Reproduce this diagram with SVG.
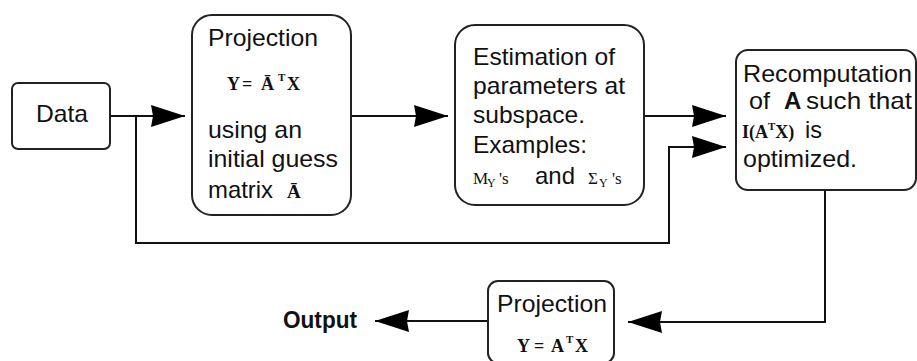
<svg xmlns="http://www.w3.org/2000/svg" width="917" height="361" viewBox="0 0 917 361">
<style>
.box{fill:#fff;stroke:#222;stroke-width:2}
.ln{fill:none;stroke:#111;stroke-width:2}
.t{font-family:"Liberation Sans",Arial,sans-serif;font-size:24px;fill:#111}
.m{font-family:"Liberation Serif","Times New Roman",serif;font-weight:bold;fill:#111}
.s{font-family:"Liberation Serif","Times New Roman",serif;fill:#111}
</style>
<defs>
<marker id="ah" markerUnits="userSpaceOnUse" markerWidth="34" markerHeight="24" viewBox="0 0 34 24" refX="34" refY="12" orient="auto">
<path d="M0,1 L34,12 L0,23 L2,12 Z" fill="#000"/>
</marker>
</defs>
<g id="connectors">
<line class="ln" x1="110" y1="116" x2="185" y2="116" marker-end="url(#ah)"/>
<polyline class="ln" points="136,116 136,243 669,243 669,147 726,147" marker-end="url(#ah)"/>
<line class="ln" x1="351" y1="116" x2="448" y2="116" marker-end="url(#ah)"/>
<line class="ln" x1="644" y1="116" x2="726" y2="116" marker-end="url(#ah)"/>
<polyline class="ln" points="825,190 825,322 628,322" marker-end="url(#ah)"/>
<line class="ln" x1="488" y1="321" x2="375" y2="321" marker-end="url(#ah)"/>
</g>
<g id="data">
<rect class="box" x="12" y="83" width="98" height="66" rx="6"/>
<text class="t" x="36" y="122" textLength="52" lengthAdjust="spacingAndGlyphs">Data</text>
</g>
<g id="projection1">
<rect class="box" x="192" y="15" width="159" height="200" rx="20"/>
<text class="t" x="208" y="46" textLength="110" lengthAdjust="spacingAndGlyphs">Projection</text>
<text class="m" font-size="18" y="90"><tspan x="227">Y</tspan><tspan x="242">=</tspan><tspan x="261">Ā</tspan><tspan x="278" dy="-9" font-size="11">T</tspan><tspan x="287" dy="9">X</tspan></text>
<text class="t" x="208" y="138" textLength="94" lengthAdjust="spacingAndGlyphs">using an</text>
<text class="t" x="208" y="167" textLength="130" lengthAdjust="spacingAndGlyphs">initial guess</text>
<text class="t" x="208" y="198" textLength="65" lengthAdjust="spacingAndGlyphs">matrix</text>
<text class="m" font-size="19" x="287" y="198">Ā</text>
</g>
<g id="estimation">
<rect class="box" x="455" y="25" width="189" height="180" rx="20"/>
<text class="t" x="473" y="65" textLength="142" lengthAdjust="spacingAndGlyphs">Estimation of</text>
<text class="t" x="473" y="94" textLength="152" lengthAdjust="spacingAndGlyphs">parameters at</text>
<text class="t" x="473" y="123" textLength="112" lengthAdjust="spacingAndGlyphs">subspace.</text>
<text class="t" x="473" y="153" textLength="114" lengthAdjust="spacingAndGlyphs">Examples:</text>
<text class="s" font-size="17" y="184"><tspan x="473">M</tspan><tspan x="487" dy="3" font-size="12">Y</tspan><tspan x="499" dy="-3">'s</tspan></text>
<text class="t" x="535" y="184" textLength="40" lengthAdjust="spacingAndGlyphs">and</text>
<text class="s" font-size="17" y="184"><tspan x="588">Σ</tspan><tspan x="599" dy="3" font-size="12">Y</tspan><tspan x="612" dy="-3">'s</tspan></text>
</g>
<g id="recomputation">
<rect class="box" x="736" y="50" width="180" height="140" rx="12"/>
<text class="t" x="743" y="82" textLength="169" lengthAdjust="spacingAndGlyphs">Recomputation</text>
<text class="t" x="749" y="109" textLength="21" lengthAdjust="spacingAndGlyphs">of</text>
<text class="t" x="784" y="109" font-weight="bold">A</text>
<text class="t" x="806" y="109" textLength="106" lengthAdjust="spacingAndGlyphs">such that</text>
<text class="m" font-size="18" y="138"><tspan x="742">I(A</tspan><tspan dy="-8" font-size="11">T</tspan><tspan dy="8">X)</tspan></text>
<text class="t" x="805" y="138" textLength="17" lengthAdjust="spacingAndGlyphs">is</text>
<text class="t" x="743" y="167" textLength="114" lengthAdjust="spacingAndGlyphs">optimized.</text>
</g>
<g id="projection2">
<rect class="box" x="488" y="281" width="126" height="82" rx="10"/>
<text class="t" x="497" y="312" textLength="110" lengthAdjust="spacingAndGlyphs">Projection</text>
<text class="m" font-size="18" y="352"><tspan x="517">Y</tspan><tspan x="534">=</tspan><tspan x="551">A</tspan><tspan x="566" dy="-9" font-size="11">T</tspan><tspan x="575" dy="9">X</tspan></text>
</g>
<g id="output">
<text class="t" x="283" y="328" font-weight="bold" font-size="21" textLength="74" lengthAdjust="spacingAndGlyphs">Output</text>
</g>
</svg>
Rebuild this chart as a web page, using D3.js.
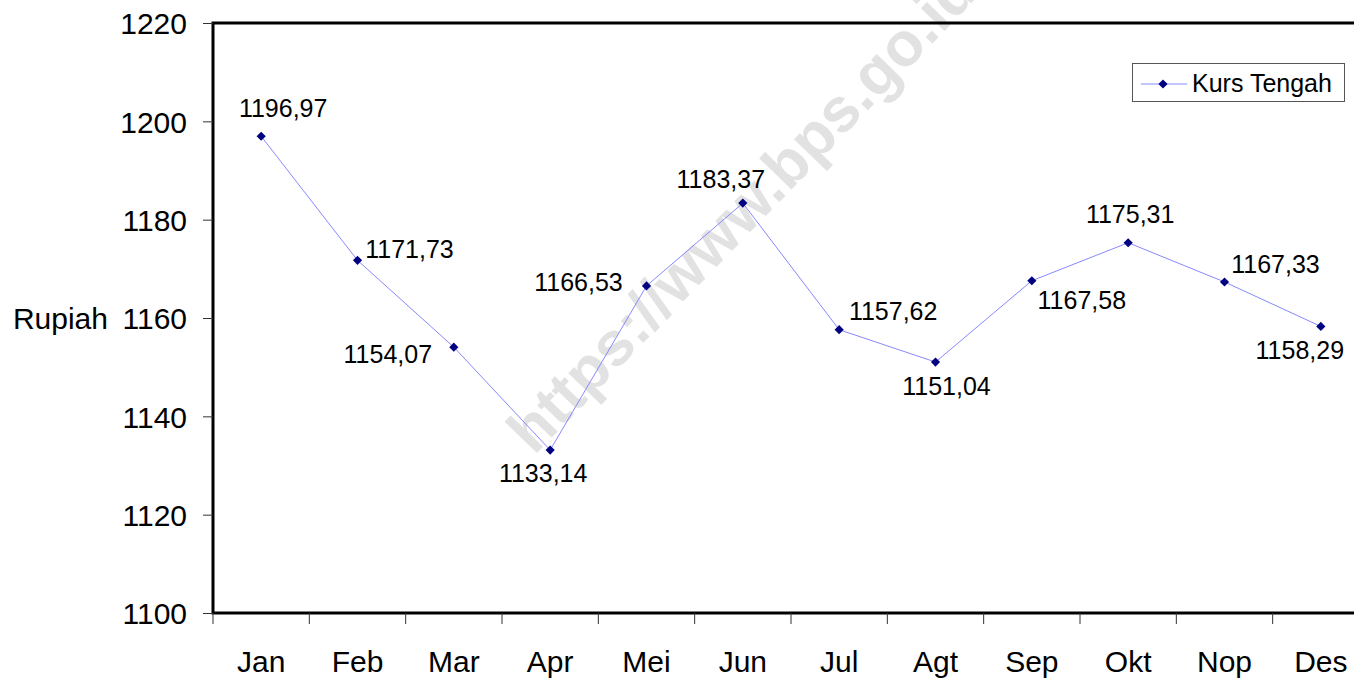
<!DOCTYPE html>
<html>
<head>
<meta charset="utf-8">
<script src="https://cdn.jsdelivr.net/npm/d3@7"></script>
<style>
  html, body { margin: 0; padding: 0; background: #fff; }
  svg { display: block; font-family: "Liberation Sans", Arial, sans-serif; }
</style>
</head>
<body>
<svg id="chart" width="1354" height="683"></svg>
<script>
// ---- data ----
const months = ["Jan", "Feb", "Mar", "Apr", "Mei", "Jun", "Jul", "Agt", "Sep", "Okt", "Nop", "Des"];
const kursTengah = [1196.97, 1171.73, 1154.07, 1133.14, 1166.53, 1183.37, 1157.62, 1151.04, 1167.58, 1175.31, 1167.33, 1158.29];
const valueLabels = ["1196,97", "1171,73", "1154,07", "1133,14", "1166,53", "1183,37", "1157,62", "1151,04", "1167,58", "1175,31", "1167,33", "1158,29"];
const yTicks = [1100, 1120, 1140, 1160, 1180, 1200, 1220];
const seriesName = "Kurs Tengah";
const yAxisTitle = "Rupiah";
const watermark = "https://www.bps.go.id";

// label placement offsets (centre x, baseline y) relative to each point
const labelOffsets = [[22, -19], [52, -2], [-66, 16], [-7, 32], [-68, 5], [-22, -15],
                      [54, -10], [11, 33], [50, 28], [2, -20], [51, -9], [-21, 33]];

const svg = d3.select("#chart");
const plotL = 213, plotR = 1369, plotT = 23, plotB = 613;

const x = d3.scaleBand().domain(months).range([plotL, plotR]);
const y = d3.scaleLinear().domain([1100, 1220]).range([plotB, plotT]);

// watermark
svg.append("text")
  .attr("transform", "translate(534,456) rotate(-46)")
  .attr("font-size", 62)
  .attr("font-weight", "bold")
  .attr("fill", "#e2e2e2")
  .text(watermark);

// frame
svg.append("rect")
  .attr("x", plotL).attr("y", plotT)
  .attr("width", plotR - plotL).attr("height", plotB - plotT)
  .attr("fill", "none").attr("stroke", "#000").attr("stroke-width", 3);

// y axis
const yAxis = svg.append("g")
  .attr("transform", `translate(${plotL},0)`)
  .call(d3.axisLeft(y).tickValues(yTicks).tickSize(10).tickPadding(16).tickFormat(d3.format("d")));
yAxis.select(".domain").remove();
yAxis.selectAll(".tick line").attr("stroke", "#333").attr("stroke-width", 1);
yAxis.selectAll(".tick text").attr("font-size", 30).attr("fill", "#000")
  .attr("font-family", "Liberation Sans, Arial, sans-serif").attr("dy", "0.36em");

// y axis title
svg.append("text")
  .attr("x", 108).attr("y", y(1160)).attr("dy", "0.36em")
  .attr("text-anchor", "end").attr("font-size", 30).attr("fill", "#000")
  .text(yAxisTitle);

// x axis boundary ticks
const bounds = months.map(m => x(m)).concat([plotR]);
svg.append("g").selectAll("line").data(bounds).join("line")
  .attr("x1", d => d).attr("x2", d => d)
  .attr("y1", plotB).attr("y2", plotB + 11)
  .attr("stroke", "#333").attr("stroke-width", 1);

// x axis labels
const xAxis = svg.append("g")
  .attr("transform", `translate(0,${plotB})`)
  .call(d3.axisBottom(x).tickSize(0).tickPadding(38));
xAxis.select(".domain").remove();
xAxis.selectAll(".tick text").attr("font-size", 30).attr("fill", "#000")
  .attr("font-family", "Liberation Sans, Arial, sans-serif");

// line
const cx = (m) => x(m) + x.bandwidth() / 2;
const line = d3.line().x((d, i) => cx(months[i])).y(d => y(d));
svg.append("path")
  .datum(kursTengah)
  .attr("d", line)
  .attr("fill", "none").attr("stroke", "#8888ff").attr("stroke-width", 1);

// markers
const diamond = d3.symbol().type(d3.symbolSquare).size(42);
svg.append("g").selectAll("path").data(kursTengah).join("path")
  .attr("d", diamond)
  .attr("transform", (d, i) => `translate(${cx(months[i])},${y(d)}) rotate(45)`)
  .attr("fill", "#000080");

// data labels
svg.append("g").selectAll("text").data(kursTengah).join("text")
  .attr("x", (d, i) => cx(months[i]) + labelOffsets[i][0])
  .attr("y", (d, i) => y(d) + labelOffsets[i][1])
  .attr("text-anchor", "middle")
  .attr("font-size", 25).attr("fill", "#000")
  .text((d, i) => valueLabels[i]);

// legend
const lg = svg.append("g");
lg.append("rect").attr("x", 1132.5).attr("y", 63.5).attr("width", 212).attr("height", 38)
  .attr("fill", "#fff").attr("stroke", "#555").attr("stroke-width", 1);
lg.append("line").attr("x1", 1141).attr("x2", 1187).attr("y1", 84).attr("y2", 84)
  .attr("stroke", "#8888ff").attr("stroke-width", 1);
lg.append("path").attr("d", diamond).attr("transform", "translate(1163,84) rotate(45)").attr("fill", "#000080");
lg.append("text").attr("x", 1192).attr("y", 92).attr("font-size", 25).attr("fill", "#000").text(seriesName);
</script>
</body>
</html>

◆ ◆ ◆ ◆ ◆ ◆ ◆

* Task objective *
State the count of lines that contain the string "using". Nothing else is needed.

* Answer to this exercise *
2